Soldiers of the 1138th Engineer Sapper Company use Virtual Battlespace 2 to create realistic route clearance scenarios and practice team building.
By M. Queiser
FORT LEONARD WOOD, Mo. - To prepare for their upcoming deployment to Afghanistan in support of Operation Enduring Freedom, Soldiers of the 1138th Engineer Sapper Company use Virtual Battlespace 2 to create realistic route clearance scenarios and practice team building.
"The simulations allowed our Soldiers to operate vehicles and weapons while getting an idea of a real world scenario," said Sgt. 1st Class James McClarney, a platoon sergeant for the unit.
In the battlefield simulation, Soldiers must ensure the freedom of movement of NATO forces within their area of operation. Using nine vehicles in a convoy, Soldiers worked as a platoon to look for improvised explosive devices, or IEDs, along a highway between two forward operating bases.
The Soldiers have everything they'll use in theater available in the simulation: two Husky Mounted Detection Systems, or Husky, a one-man vehicle with ground penetrating radar; two Mine Resistant Ambush Protected armored vehicles, or Buffaloes; gyro cameras for long-distance spotting, and several rifle systems.
The benefits of using the technology allows the Soldiers to not go into situations blind and can use all the tools to see ahead and surprise the enemy and not the other way around.
"It's good to use the equipment because it saves lives," 2nd Lt. Perry Hoffman told his Soldiers. "But you have to be sure to use it to the best advantage."
With each mission, the Soldiers get to fulfill and switch between different roles, from driver, passenger, Husky or Buffalo operator, or gunner.
The simulation gives the Soldiers the opportunity to see the different jobs and perspectives while on a mission, said McClarney.
"Sometimes you get to see something happen," said McClarney. "Sometimes you're in the back vehicle just listening."
To make the simulation as realistic as possible, the Soldiers gave call signs for every vehicle and used a radio system to relay information between team, squad and platoon leaders.
"Everybody sees something different and nobody sees everything at once," said Spc. Jason Dane, who was a truck commander for one of the missions.
Soldiers relay information on the condition of the road, in particular any signs of a possible IED, and movement of other people on or off the road around them.
When approaching bridges, culverts and villages the Soldiers have to use extreme caution while following the rules of engagement.
On one mission their convoy is attacked while approaching a small village. The Soldiers had to quickly react to the threat but maintain their security and situational awareness. It's important they don't have tunnel vision and continue to watch for signs of IEDs that they could be distract from and lead into.

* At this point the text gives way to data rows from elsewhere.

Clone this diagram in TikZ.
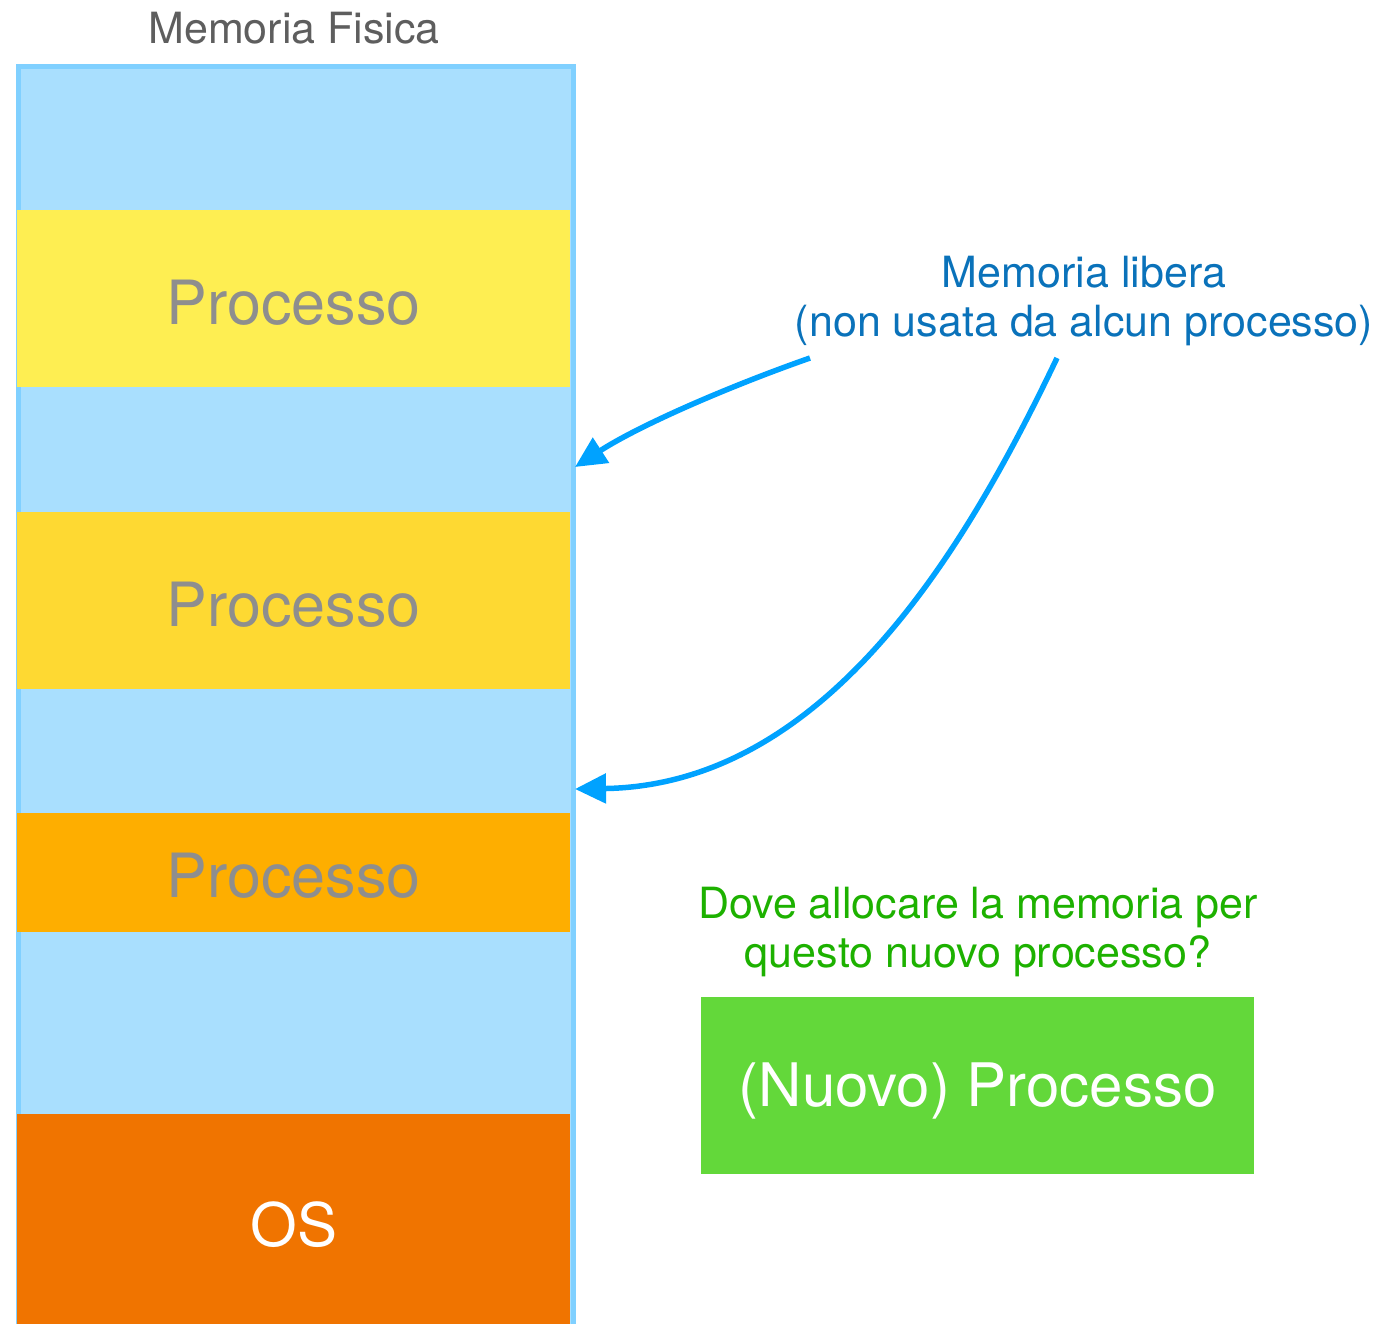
\documentclass[tikz,border=0pt]{standalone}
\usepackage{fontspec}
\setmainfont{TeX Gyre Heros}
\usetikzlibrary{arrows.meta}

\definecolor{freeblue}{HTML}{A9DFFE}
\definecolor{frameblue}{HTML}{80D0FF}
\definecolor{procyellow}{HTML}{FEEE52}
\definecolor{procgold}{HTML}{FED932}
\definecolor{procorange}{HTML}{FEAE00}
\definecolor{osorange}{HTML}{F07400}
\definecolor{newgreen}{HTML}{63D83A}
\definecolor{asktext}{HTML}{1DB100}
\definecolor{notetext}{HTML}{0A72BA}
\definecolor{arrowblue}{HTML}{00A2FF}
\definecolor{labelgray}{HTML}{8E8E8E}
\definecolor{titlegray}{HTML}{5E5E5E}

\tikzset{
  band/.style={anchor=north west, inner sep=0pt, minimum width=553pt, draw=none},
  bandtext/.style={font=\fontsize{61}{61}\selectfont, text=labelgray},
  smalltext/.style={font=\fontsize{43}{49}\selectfont, align=center, inner sep=0pt},
  freearrow/.style={draw=arrowblue, line width=5.5pt, -{Triangle[length=31pt,width=29pt]}},
}

\begin{document}
\begin{tikzpicture}[x=1pt,y=-1pt]
  \useasboundingbox (0,0) rectangle (1376,1323);

  % physical memory column (free space as background)
  \node[anchor=north west, inner sep=0pt, minimum width=555pt, minimum height=1265pt,
        fill=freeblue, draw=frameblue, line width=4.5pt] (mem) at (16,64) {};
  \node[smalltext, text=titlegray] (title) at (294,28) {Memoria Fisica};

  % occupied regions
  \node[band, fill=procyellow, minimum height=177pt] (p1) at (17,210) {};
  \node[bandtext] at ([yshift=-4pt]p1.center) {Processo};
  \node[band, fill=procgold, minimum height=177pt] (p2) at (17,512) {};
  \node[bandtext] at ([yshift=-4pt]p2.center) {Processo};
  \node[band, fill=procorange, minimum height=119pt] (p3) at (17,813) {};
  \node[bandtext] at ([yshift=-3pt]p3.center) {Processo};
  \node[band, fill=osorange, minimum height=212pt] (os) at (17,1114) {};
  \node[font=\fontsize{60}{60}\selectfont, text=white] at ([yshift=-4pt]os.center) {OS};

  % free gaps targeted by the arrows
  \coordinate (gapA) at (575,467);
  \coordinate (gapB) at (575,789);

  % note on free memory
  \node[smalltext, text=notetext] (note) at (1084,301)
    {Memoria libera\\(non usata da alcun processo)};
  \coordinate (srcA) at (810,358);
  \coordinate (srcB) at (1057,358);
  \draw[freearrow] (srcA) .. controls (730,386) and (640,425) .. (gapA);
  \draw[freearrow] (srcB) .. controls (970,540) and (830,785) .. (gapB);

  % new process waiting for allocation
  \node[smalltext, text=asktext] (ask) at (978,932)
    {Dove allocare la memoria per\\questo nuovo processo?};
  \node[anchor=north west, inner sep=0pt, minimum width=553pt, minimum height=177pt,
        fill=newgreen, draw=none] (new) at (701,997) {};
  \node[text=white, font=\fontsize{60}{60}\selectfont] at ([yshift=-5pt]new.center)
    {(Nuovo) Processo};
\end{tikzpicture}
\end{document}
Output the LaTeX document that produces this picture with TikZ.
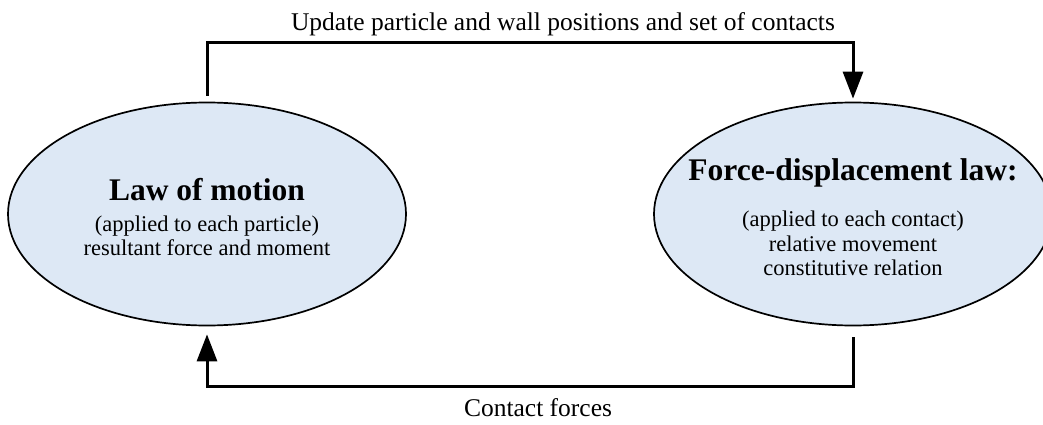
\documentclass[tikz,border=0pt]{standalone}
\usepackage{fontspec}
\setmainfont{Liberation Serif}
\usetikzlibrary{shapes.geometric,arrows.meta}
\definecolor{lawfill}{RGB}{221,232,245}

\begin{document}
\begin{tikzpicture}[x=1pt, y=-1pt, >={Triangle[length=27pt,width=20pt]},
    law/.style={ellipse, draw, line width=1.7pt, fill=lawfill,
        minimum width=398pt, minimum height=223pt, inner sep=0pt},
    lawtext/.style={align=center, inner sep=0pt, font=\fontsize{22.5}{24.5}\selectfont},
    flow/.style={line width=3pt},
    tag/.style={anchor=base, font=\fontsize{25.5}{28}\selectfont}]
    \useasboundingbox (0,0) rectangle (1043,425);

    % The two laws
    \node[law] (motion) at (207,214) {};
    \node[lawtext] (motion text) at ([yshift=-3pt]motion.center)
        {{\fontsize{31.5}{34}\selectfont\bfseries Law of motion}\\[6.5pt]
         (applied to each particle)\\resultant force and moment};
    \node[law] (force) at (853,214) {};
    \node[lawtext] (force text) at ([yshift=-3pt]force.center)
        {{\fontsize{31.5}{34}\selectfont\bfseries Force-displacement law:}\\[22pt]
         (applied to each contact)\\relative movement\\constitutive relation};

    % Update loop (top)
    \coordinate (update) at (530,43);
    \draw[flow, ->] ([yshift=6pt]motion.north) |- (update) -| ([yshift=3pt]force.north);
    \node[tag] (update label) at (563,31) {Update particle and wall positions and set of contacts};

    % Contact forces (bottom)
    \coordinate (contact) at (530,386);
    \draw[flow, ->] ([yshift=-11pt]force.south) |- (contact) -| ([yshift=-8pt]motion.south);
    \node[tag] (contact label) at (538,416) {Contact forces};
\end{tikzpicture}
\end{document}
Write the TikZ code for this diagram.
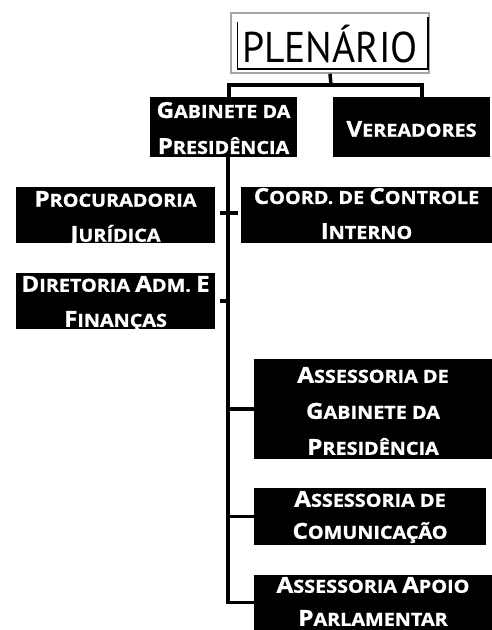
\documentclass[tikz,border=0pt]{standalone}
\usepackage{fontspec}
\setmainfont{Open Sans}[FakeStretch=1.1,BoldFeatures={FakeBold=1.2}]
\newfontfamily\plenfont{PT Sans}
\usetikzlibrary{calc}
\newcommand\SCx[2]{{\fontsize{22}{22}\selectfont #1}{\fontsize{18}{18}\selectfont #2}}
\tikzset{
  blk/.style={fill=black,inner sep=0pt},
  txt/.style={text=white,inner sep=0pt,align=center,anchor=north,font=\bfseries\fontsize{18}{35}\selectfont},
  conn/.style={line width=3.5pt,black},
}
\begin{document}
\begin{tikzpicture}[x=1pt,y=-1pt]
\useasboundingbox (0,0) rectangle (492,630);
\node[draw=gray!70,line width=1.5pt,minimum width=198pt,minimum height=60pt,inner sep=0pt] (plen) at (330,43) {};
\node[inner sep=0pt,font=\plenfont\fontsize{43}{43}\selectfont] (plent) at (330,44) {\scalebox{0.92}[1]{PLENÁRIO}};
\draw[line width=1.5pt] ([xshift=7,yshift=-10]plen.north west) -- ([xshift=7,yshift=5]plen.south west) -- ([xshift=-2,yshift=5]plen.south east) -- ([xshift=-2,yshift=-5]plen.north east);
\node[blk,minimum width=147pt,minimum height=60pt] (gab) at (223.5,127) {};
\node[txt,font=\bfseries\fontsize{18}{36}\selectfont] (gabt) at ([yshift=-5]gab.north) {\SCx{G}{ABINETE DA}\\\SCx{P}{RESIDÊNCIA}};
\node[blk,minimum width=157pt,minimum height=60pt] (ver) at (411.5,127) {};
\node[txt] (vert) at ([yshift=-24]ver.north) {\SCx{V}{EREADORES}};
\node[blk,minimum width=199pt,minimum height=56pt] (proc) at (115.5,215) {};
\node[txt] (proct) at ([yshift=-4]proc.north) {\SCx{P}{ROCURADORIA}\\\SCx{J}{URÍDICA}};
\node[blk,minimum width=251pt,minimum height=56pt] (coord) at (366.5,215) {};
\node[txt] (coordt) at ([yshift=-1]coord.north) {\SCx{C}{OORD. DE }\SCx{C}{ONTROLE}\\\SCx{I}{NTERNO}};
\node[blk,minimum width=199pt,minimum height=56pt] (dir) at (115.5,301) {};
\node[txt] (dirt) at ([yshift=-3]dir.north) {\SCx{D}{IRETORIA }\SCx{A}{DM. }\SCx{E}{}\\\SCx{F}{INANÇAS}};
\node[blk,minimum width=238pt,minimum height=100pt] (asg) at (373,409) {};
\node[txt,font=\bfseries\fontsize{18}{36}\selectfont] (asgt) at ([yshift=-8]asg.north) {\SCx{A}{SSESSORIA DE}\\\SCx{G}{ABINETE DA}\\\SCx{P}{RESIDÊNCIA}};
\node[blk,minimum width=232pt,minimum height=57pt] (asc) at (370,516.5) {};
\node[txt,font=\bfseries\fontsize{18}{32}\selectfont] (asct) at ([yshift=-3]asc.north) {\SCx{A}{SSESSORIA DE}\\\SCx{C}{OMUNICAÇÃO}};
\node[blk,minimum width=238pt,minimum height=55pt] (asa) at (373,602.5) {};
\node[txt,font=\bfseries\fontsize{18}{33}\selectfont] (asat) at ([yshift=-2]asa.north) {\SCx{A}{SSESSORIA }\SCx{A}{POIO}\\\SCx{P}{ARLAMENTAR}};
\coordinate (j) at (331,85);
\coordinate (t) at (228,157);
\draw[conn] (plen.south) -- (j);
\draw[conn] ([xshift=5.5]gab.north) |- (j) -| ([xshift=10.5]ver.north);
\draw[conn] (t) |- (asa.west);
\draw[conn] ([xshift=5,yshift=2]proc.east) -- ([xshift=-3,yshift=2]coord.west);
\draw[conn] ([xshift=5]dir.east) -- (dir.east -| t);
\draw[conn] (asg.west) -- (asg.west -| t);
\draw[conn] (asc.west) -- (asc.west -| t);
\end{tikzpicture}
\end{document}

One of the greatest benefits the simulation offers is the opportunity for the Soldiers to learn at their own speed the correct way to investigate possible IEDs.
They also get to share each other's knowledge and experience.
"You want to leave the explosives in front of your vehicle," Staff Sgt. Mike Johnson advised his Buffalo drivers.
As they approach an IED, the drives use the vehicle's fitted remote arm to get a closer look.
"If it goes off, it takes out the arm and the shrapnel has to go through the engine," said Johnson.
The vehicle may be lost, but the Soldiers increase their chances of survival by following his advice.
McClarney was impressed by the Soldiers' positive response to the simulations.
"They talked through everything," said McClarney. "They made sure to identify problems and come up with solutions."
With each mission, the Soldiers were faster and better and spotting suspicious activity or materials, inspecting and reporting everything up their chain of command.
"The training was really good for our team building," said Spc. Chris Hawkins, who was a Buffalo arm operator for one of the missions. "This was the next best thing to being out in the field."